A second area where the usefulness of the definition has been demonstrated is investigating antisemitic statements of individuals. I was asked by the German AfD party to write an opinion on a number of statements by Wolfgang Gedeon, one of its parliamentarians in the federal state of Baden-Wurttemberg.
I used the IHRA definition to prove that his statements were indeed antisemitic.
A German expert came to the same conclusion. Gedeon was thereafter convinced by the AfD’s leader to leave the faction.
Similarly, an analysis of statements concerning Israel by a member of the House of Lords, Baroness Jenny Tonge, shows that many are antisemitic smears covered by the definition. An analysis of the statements of former left wing MP George Galloway produced the same results.
One often hears claims that Jews and Israelis cannot be antisemites.
To prove the contrary, one only has to analyze many statements of Israeli Gilad Atzmon, who lives in the UK.
An example of a Christian cleric making many antisemitic slurs is Jeremiah Wright, both when he was the Protestant preacher of a big church in Chicago, and now after his retirement.
A third important use of the definition can be the investigation of antisemitism in political parties, universities, trade unions, NGOs and so on. One can also analyze reports on investigations of antisemitism in such places to see whether their conclusions fit the IHRA definition.
One such much-publicized inquiry was carried out by Shami Chakrabarti, who has since become a baroness, at the request of the leader of the British Labour Party, Jeremy Corbyn. He asked her to investigate whether there was antisemitism, Islamophobia or racism in the party. Chakrabarti initially asked for written suggestions from the public.
The Board of Deputies – the British Jewish umbrella organization – advised her to use the IHRA definition. I made the same suggestion to her in an open letter.
Yet, Chakrabarti saw fit not to use any definition of antisemitism. Afterwards it was easy to prove the highly unprofessional character of her report.
Another investigation of antisemitism was carried out at the City University of New York (CUNY). The investigators did not use any definition and produced a very flawed report.

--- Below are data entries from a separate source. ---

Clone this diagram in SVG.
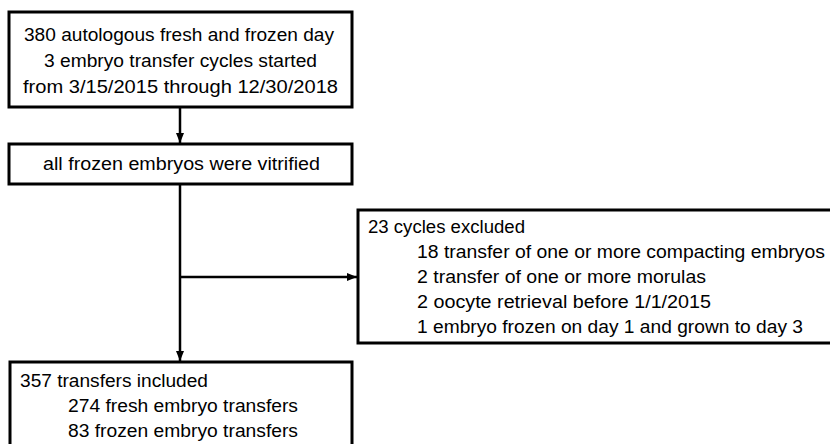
<svg xmlns="http://www.w3.org/2000/svg" width="830" height="444" viewBox="0 0 830 444">
<style>
.box{fill:#fff;stroke:#000;stroke-width:3}
.t{font-family:"Liberation Sans",Arial,sans-serif;font-size:17.5px;fill:#000}
.c{text-anchor:middle}
.ln{stroke:#000;stroke-width:2.5;fill:none}
</style>
<defs>
<marker id="ah" markerUnits="userSpaceOnUse" markerWidth="10" markerHeight="10" viewBox="0 0 10 10" refX="10" refY="5" orient="auto">
<path d="M0,1 L10,5 L0,9 Z" fill="#000"/>
</marker>
</defs>
<rect width="830" height="444" fill="#fff"/>
<g id="connectors">
<line class="ln" x1="180" y1="107" x2="180" y2="143" marker-end="url(#ah)"/>
<line class="ln" x1="180" y1="184" x2="180" y2="361" marker-end="url(#ah)"/>
<line class="ln" x1="180" y1="277" x2="357" y2="277" marker-end="url(#ah)"/>
</g>
<g id="start">
<rect class="box" x="9" y="12" width="343" height="95"/>
<text class="t c" x="179" y="41" textLength="310" lengthAdjust="spacingAndGlyphs">380 autologous fresh and frozen day</text>
<text class="t c" x="180.5" y="67" textLength="273" lengthAdjust="spacingAndGlyphs">3 embryo transfer cycles started</text>
<text class="t c" x="180.5" y="93" textLength="315" lengthAdjust="spacingAndGlyphs">from 3/15/2015 through 12/30/2018</text>
</g>
<g id="vitrified">
<rect class="box" x="9" y="144" width="343" height="40"/>
<text class="t c" x="181.5" y="170" textLength="277" lengthAdjust="spacingAndGlyphs">all frozen embryos were vitrified</text>
</g>
<g id="excluded">
<rect class="box" x="358" y="210" width="480" height="133"/>
<text class="t" x="368" y="233" textLength="157" lengthAdjust="spacingAndGlyphs">23 cycles excluded</text>
<text class="t" x="417" y="258" textLength="408" lengthAdjust="spacingAndGlyphs">18 transfer of one or more compacting embryos</text>
<text class="t" x="417" y="283" textLength="289" lengthAdjust="spacingAndGlyphs">2 transfer of one or more morulas</text>
<text class="t" x="417" y="308" textLength="294" lengthAdjust="spacingAndGlyphs">2 oocyte retrieval before 1/1/2015</text>
<text class="t" x="417" y="333" textLength="386" lengthAdjust="spacingAndGlyphs">1 embryo frozen on day 1 and grown to day 3</text>
</g>
<g id="included">
<rect class="box" x="10" y="362" width="342" height="100"/>
<text class="t" x="20" y="387" textLength="188" lengthAdjust="spacingAndGlyphs">357 transfers included</text>
<text class="t" x="68" y="412" textLength="230" lengthAdjust="spacingAndGlyphs">274 fresh embryo transfers</text>
<text class="t" x="68" y="437" textLength="230" lengthAdjust="spacingAndGlyphs">83 frozen embryo transfers</text>
</g>
</svg>
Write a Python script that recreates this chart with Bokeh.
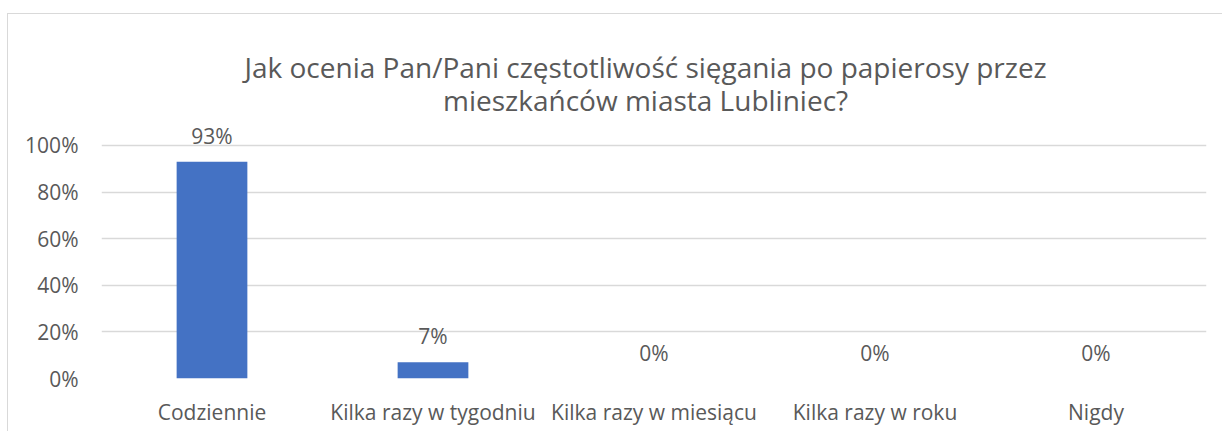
from bokeh.plotting import figure
from bokeh.models import FactorRange, Range1d, FixedTicker, NumeralTickFormatter, Label, ColumnDataSource
from bokeh.core.properties import value
from bokeh.embed import file_html
from bokeh.resources import INLINE

categories = ["Codziennie", "Kilka razy w tygodniu", "Kilka razy w miesiącu", "Kilka razy w roku", "Nigdy"]
values = [0.93, 0.07, 0.0, 0.0, 0.0]
value_labels = ["93%", "7%", "0%", "0%", "0%"]
y_ticks = [0, 0.2, 0.4, 0.6, 0.8, 1.0]
title_lines = ["Jak ocenia Pan/Pani częstotliwość sięgania po papierosy przez",
               "mieszkańców miasta Lubliniec?"]

FONT = "Open Sans"
TXT = "#595959"

src = ColumnDataSource(dict(cat=categories, val=values, lab=value_labels))

p = figure(x_range=FactorRange(*categories), y_range=Range1d(0, 1.562),
           width=1215, height=418, output_backend="svg", toolbar_location=None,
           min_border_left=93, min_border_right=17, min_border_top=0, min_border_bottom=54,
           margin=(13, 0, 0, 7))
p.styles = {"border-left": "1px solid #D9D9D9", "border-top": "1px solid #D9D9D9"}
p.outline_line_color = None
p.background_fill_color = "white"
p.border_fill_color = "white"

p.vbar(x="cat", top="val", width=0.32, source=src, fill_color="#4472C4", line_color=None)
p.text(x="cat", y="val", text="lab", source=src, text_align="center", text_baseline="alphabetic",
       y_offset=-26, text_font=value(FONT), text_font_size="21px", text_color=TXT)

p.yaxis.ticker = FixedTicker(ticks=y_ticks)
p.yaxis.formatter = NumeralTickFormatter(format="0%")
p.ygrid.ticker = FixedTicker(ticks=y_ticks)
p.ygrid.grid_line_color = "#D9D9D9"
p.ygrid.grid_line_width = 1.3
p.xgrid.grid_line_color = None

for ax in (p.xaxis, p.yaxis):
    ax.axis_line_color = None
    ax.major_tick_line_color = None
    ax.minor_tick_line_color = None
    ax.major_label_text_font = FONT
    ax.major_label_text_font_size = "21px"
    ax.major_label_text_color = TXT
p.yaxis.major_label_standoff = 17
p.xaxis.major_label_standoff = 13

for txt, yy in zip(title_lines, [1.335, 1.195]):
    p.add_layout(Label(x=2.462, y=yy, text=txt, text_align="center", text_baseline="middle",
                       text_font=FONT, text_font_size="28px", text_color=TXT))

open("out.html", "w").write(file_html(p, INLINE))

A definition which had to be approved by 31 countries by necessity has to be concise. The practice of applying the definition has shown that it is far too short on many issues, in particular those concerning Israel. For instance one often finds antisemites who use terms like “Zionist” – not mentioned explicitly in the IHRA definition – rather than “Jewish” conspiracies. Another major antisemitic fallacy not addressed in the IHRA definition, is the use of false moral equivalencies against Israel.
Furthermore some antisemitic acts are carried out in indirect ways. Perhaps the most extreme antisemitic incident of 2016 was when UNESCO adopted a resolution which refers to the Temple Mount exclusively as the Al-Haram Al-Sharif/Al-Aqsa Mosque. In so doing, it dissociated Jews and Christians from the importance of Jerusalem to their religions.
Yet another example: UN-associated bodies appoint commissions with biased mandates to investigate Israeli acts in military campaigns. This is covered by the ‘double standard’ example of the IHRA definition. These commissions afterwards write highly defamatory reports of Israel. That was the case for instance with the Goldstone commission.
Even the head of the commission, Judge Richard Goldstone, later criticized its report. These and many other examples show that an additional specific definition of anti-Israeli antisemitism is required.